> **DATA EXTRACT**
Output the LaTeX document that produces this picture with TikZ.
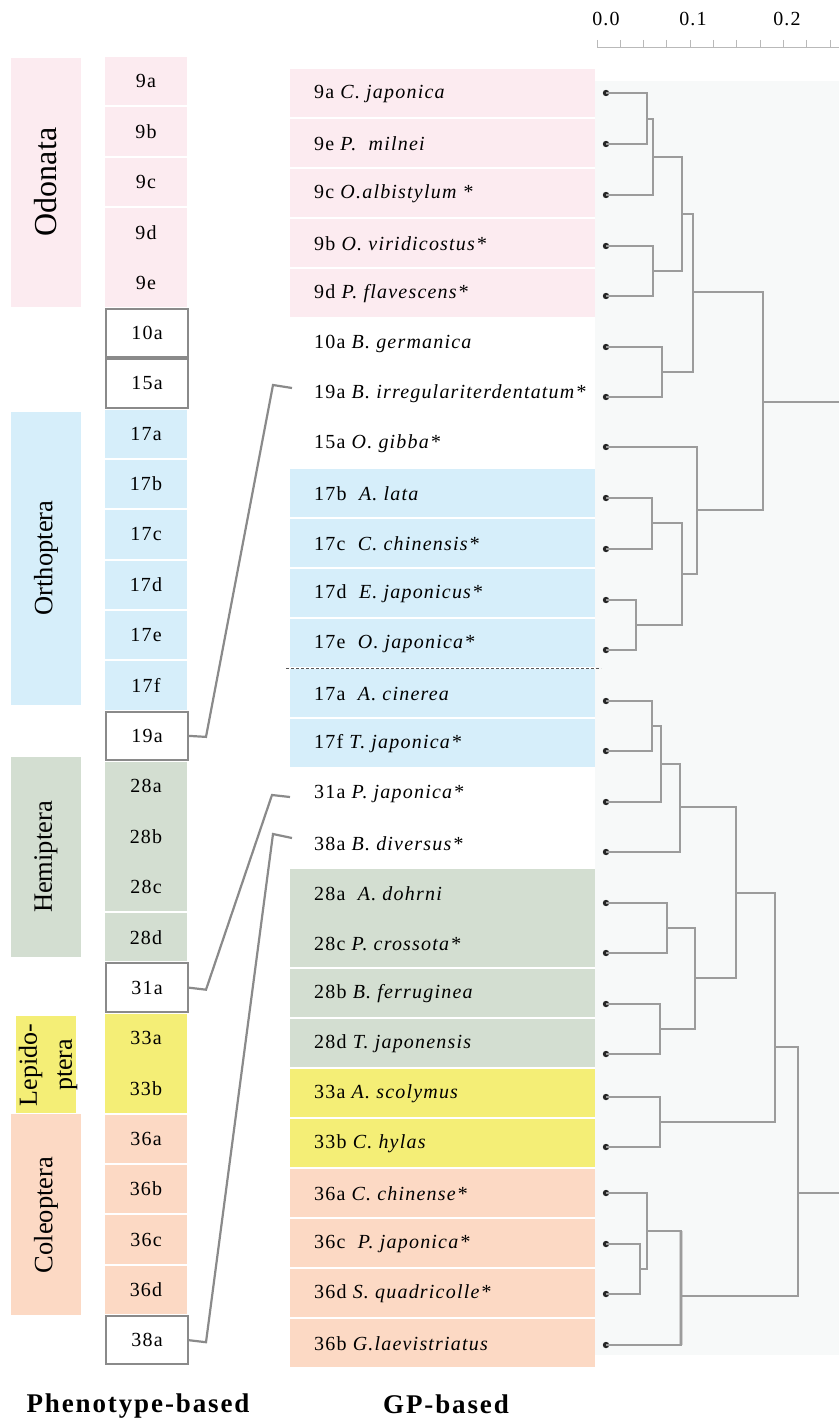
\documentclass[tikz,border=0pt]{standalone}
\usepackage{fontspec}
\setmainfont{Liberation Serif}[LetterSpace=6]
\newfontfamily\orderfont{Liberation Serif}
\newfontfamily\titlefont{Liberation Serif}[LetterSpace=7]
\usetikzlibrary{positioning}

\definecolor{odo}{HTML}{FCEBF0}
\definecolor{ort}{HTML}{D6EEFA}
\definecolor{hem}{HTML}{D3DED1}
\definecolor{lep}{HTML}{F4EE76}
\definecolor{col}{HTML}{FCD9C4}
\definecolor{treebg}{HTML}{F7F9F9}
\definecolor{branchc}{HTML}{9C9C9C}
\definecolor{framec}{HTML}{8A8A8A}

\begin{document}
\begin{tikzpicture}[x=1pt,y=-1pt,
    row/.style={font=\fontsize{20}{22}\selectfont},
    phen/.style={row,minimum width=82,minimum height=48.4,inner sep=0},
    open/.style={phen,draw=framec,line width=2,fill=white},
    gp/.style={row,anchor=west,inner sep=0},
    order/.style={rotate=90,font=\orderfont\fontsize{26.5}{35}\selectfont,align=center},
    branch/.style={draw=branchc,line width=1.3},
    link/.style={draw=framec,line width=2.2,line join=miter},
    title/.style={font=\titlefont\bfseries\fontsize{27}{30}\selectfont}]
  \useasboundingbox (0,0) rectangle (839,1423);

  % order bars
  \fill[odo] (11,58) rectangle (81,307);
  \fill[ort] (11,412) rectangle (81,705);
  \fill[hem] (11,757) rectangle (81,957);
  \fill[lep] (16,1016) rectangle (76,1113);
  \fill[col] (11,1114) rectangle (81,1315);
  \node[order,font=\orderfont\fontsize{32}{35}\selectfont] (odonata) at (46,182) {Odonata};
  \node[order] (orthoptera) at (46,558) {Orthoptera};
  \node[order] (hemiptera) at (46,857) {Hemiptera};
  \node[order,font=\orderfont\fontsize{26}{35}\selectfont] (lepidoptera) at (48,1065) {Lepido-\\ptera};
  \node[order] (coleoptera) at (46,1215) {Coleoptera};

  % phenotype-based column
  \foreach \i/\n/\c in {0/1/odo,1/1/odo,2/1/odo,3/2/odo,7/1/ort,8/1/ort,9/1/ort,
      10/1/ort,11/1/ort,12/1/ort,14/3/hem,17/1/hem,19/2/lep,21/1/col,22/1/col,
      23/1/col,24/1/col}
    \fill[\c] (105,57+50.36*\i) rectangle (187,57+50.36*\i+50.36*\n-2);
  \foreach \i/\lab in {0/9a,1/9b,2/9c,3/9d,4/9e,7/17a,8/17b,9/17c,10/17d,11/17e,
      12/17f,14/28a,15/28b,16/28c,17/28d,19/33a,20/33b,21/36a,22/36b,23/36c,24/36d}
    \node[phen] (p\lab) at (146,81.2+50.36*\i) {\lab};
  \foreach \i/\lab in {5/10a,6/15a,13/19a,18/31a,25/38a}
    \node[open] (p\lab) at (147,81.2+50.36*\i) {\lab};

  % dendrogram background
  \fill[treebg] (595,81) rectangle (839,1355);

  % GP-based column
  \foreach \i/\n/\c in {0/1/odo,1/1/odo,2/1/odo,3/1/odo,4/1/odo,8/1/ort,9/1/ort,
      10/1/ort,11/1/ort,12/1/ort,13/1/ort,16/2/hem,18/1/hem,19/1/hem,20/1/lep,
      21/1/lep,22/1/col,23/1/col,24/1/col,25/1/col}
    \fill[\c] (290,69+50*\i) rectangle (595,69+50*\i+50*\n-2);
  \draw[densely dashed,gray!70!black,line width=1] (286,668) -- (601,668);
  \foreach \i/\txt in {0/{9a \textit{C. japonica}},1/{9e \textit{P.\ \ milnei}},
      2/{9c \textit{O.albistylum\ *}},3/{9b \textit{O. viridicostus*}},
      4/{9d \textit{P. flavescens*}},5/{10a \textit{B. germanica}},
      6/{19a \textit{B. irregulariterdentatum*}},7/{15a \textit{O. gibba*}},
      8/{17b\ \ \textit{A. lata}},9/{17c\ \ \textit{C. chinensis*}},
      10/{17d\ \ \textit{E. japonicus*}},11/{17e\ \ \textit{O. japonica*}},
      12/{17a\ \ \textit{A. cinerea}},13/{17f \textit{T. japonica*}},
      14/{31a \textit{P. japonica*}},15/{38a \textit{B. diversus*}},
      16/{28a\ \ \textit{A. dohrni}},17/{28c \textit{P. crossota*}},
      18/{28b \textit{B. ferruginea}},19/{28d \textit{T. japonensis}},
      20/{33a \textit{A. scolymus}},21/{33b \textit{C. hylas}},
      22/{36a \textit{C. chinense*}},23/{36c\ \ \textit{P. japonica*}},
      24/{36d \textit{S. quadricolle*}},25/{36b \textit{G.laevistriatus}}}
    \node[gp] (g\i) at (314,94+50*\i) {\txt};

  % links from phenotype boxes
  \coordinate (k19a) at (273,385);  \coordinate (e19a) at (292,388);
  \coordinate (k31a) at (272,795);  \coordinate (e31a) at (290,797);
  \coordinate (k38a) at (273,834);  \coordinate (e38a) at (292,838);
  \draw[link] (p19a.east) -- ++(17,1) -- (k19a) -- (e19a);
  \draw[link] (p31a.east) -- ++(17,2) -- (k31a) -- (e31a);
  \draw[link] (p38a.east) -- ++(17,2) -- (k38a) -- (e38a);

  % scale
  \draw[gray!55,line width=1] (597,48) -- (839,48);
  \foreach \k in {0,...,10}
    \draw[gray!55,line width=1] (597+23.3*\k,40) -- ++(0,8);
  \node[row] (s0) at (606,19) {0.0};
  \node[row] (s1) at (693,19) {0.1};
  \node[row] (s2) at (787,19) {0.2};

  % leaves
  \foreach \y [count=\k] in {93,144,195,246,296,347,397,447,498,549,600,650,701,
      751,802,852,903,953,1004,1054,1097,1147,1193,1244,1294,1345} {
    \coordinate (l\k) at (606,\y);
    \fill[black!85] (l\k) circle (3.2);
  }

  % inner nodes
  \coordinate (nA) at (647,119);  \coordinate (nB) at (653,157);
  \coordinate (nC) at (653,271);  \coordinate (nD) at (682,214);
  \coordinate (nE) at (662,372);  \coordinate (nF) at (693,292);
  \coordinate (nG) at (652,523);  \coordinate (nH) at (636,625);
  \coordinate (nI) at (682,574);  \coordinate (nJ) at (697,510);
  \coordinate (nK) at (763,402);  \coordinate (nL) at (652,726);
  \coordinate (nM) at (661,764);  \coordinate (nN) at (680,807);
  \coordinate (nO) at (667,928);  \coordinate (nP) at (660,1029);
  \coordinate (nQ) at (695,978);  \coordinate (nR) at (736,893);
  \coordinate (nS) at (660,1122); \coordinate (nT) at (775,1047);
  \coordinate (nV) at (640,1269); \coordinate (nU) at (647,1231);
  \coordinate (nW) at (681,1296); \coordinate (nX) at (798,1193);
  \coordinate (root1) at (839,402); \coordinate (root2) at (839,1193);

  \draw[draw=gray!35,line width=4] (nU -| nW) -- (l26 -| nW);
  \draw[branch] (l1) -| (nA) |- (l2);
  \draw[branch] (nA) -| (nB) |- (l3);
  \draw[branch] (l4) -| (nC) |- (l5);
  \draw[branch] (nB) -| (nD) |- (nC);
  \draw[branch] (l6) -| (nE) |- (l7);
  \draw[branch] (nD) -| (nF) |- (nE);
  \draw[branch] (l9) -| (nG) |- (l10);
  \draw[branch] (l11) -| (nH) |- (l12);
  \draw[branch] (nG) -| (nI) |- (nH);
  \draw[branch] (l8) -| (nJ) |- (nI);
  \draw[branch] (nF) -| (nK) |- (nJ);
  \draw[branch] (nK) -- (root1);
  \draw[branch] (l13) -| (nL) |- (l14);
  \draw[branch] (nL) -| (nM) |- (l15);
  \draw[branch] (nM) -| (nN) |- (l16);
  \draw[branch] (l17) -| (nO) |- (l18);
  \draw[branch] (l19) -| (nP) |- (l20);
  \draw[branch] (nO) -| (nQ) |- (nP);
  \draw[branch] (nN) -| (nR) |- (nQ);
  \draw[branch] (l21) -| (nS) |- (l22);
  \draw[branch] (nR) -| (nT) |- (nS);
  \draw[branch] (l24) -| (nV) |- (l25);
  \draw[branch] (l23) -| (nU) |- (nV);
  \draw[branch] (nU) -| (nW) |- (l26);
  \draw[branch] (nT) -| (nX) |- (nW);
  \draw[branch] (nX) -- (root2);

  % titles
  \node[title] (phenotitle) at (138,1406) {Phenotype-based};
  \node[title] (gptitle) at (446,1404) {GP-based};
\end{tikzpicture}
\end{document}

> **TASK DETAILS**
Print the data above verbatim from the first line through the line holding "(coleoptera) at (46,1215)", leaving every picture out.

> **THE REPLY**
Output the LaTeX document that produces this picture with TikZ.
\documentclass[tikz,border=0pt]{standalone}
\usepackage{fontspec}
\setmainfont{Liberation Serif}[LetterSpace=6]
\newfontfamily\orderfont{Liberation Serif}
\newfontfamily\titlefont{Liberation Serif}[LetterSpace=7]
\usetikzlibrary{positioning}

\definecolor{odo}{HTML}{FCEBF0}
\definecolor{ort}{HTML}{D6EEFA}
\definecolor{hem}{HTML}{D3DED1}
\definecolor{lep}{HTML}{F4EE76}
\definecolor{col}{HTML}{FCD9C4}
\definecolor{treebg}{HTML}{F7F9F9}
\definecolor{branchc}{HTML}{9C9C9C}
\definecolor{framec}{HTML}{8A8A8A}

\begin{document}
\begin{tikzpicture}[x=1pt,y=-1pt,
    row/.style={font=\fontsize{20}{22}\selectfont},
    phen/.style={row,minimum width=82,minimum height=48.4,inner sep=0},
    open/.style={phen,draw=framec,line width=2,fill=white},
    gp/.style={row,anchor=west,inner sep=0},
    order/.style={rotate=90,font=\orderfont\fontsize{26.5}{35}\selectfont,align=center},
    branch/.style={draw=branchc,line width=1.3},
    link/.style={draw=framec,line width=2.2,line join=miter},
    title/.style={font=\titlefont\bfseries\fontsize{27}{30}\selectfont}]
  \useasboundingbox (0,0) rectangle (839,1423);

  % order bars
  \fill[odo] (11,58) rectangle (81,307);
  \fill[ort] (11,412) rectangle (81,705);
  \fill[hem] (11,757) rectangle (81,957);
  \fill[lep] (16,1016) rectangle (76,1113);
  \fill[col] (11,1114) rectangle (81,1315);
  \node[order,font=\orderfont\fontsize{32}{35}\selectfont] (odonata) at (46,182) {Odonata};
  \node[order] (orthoptera) at (46,558) {Orthoptera};
  \node[order] (hemiptera) at (46,857) {Hemiptera};
  \node[order,font=\orderfont\fontsize{26}{35}\selectfont] (lepidoptera) at (48,1065) {Lepido-\\ptera};
  \node[order] (coleoptera) at (46,1215) {Coleoptera};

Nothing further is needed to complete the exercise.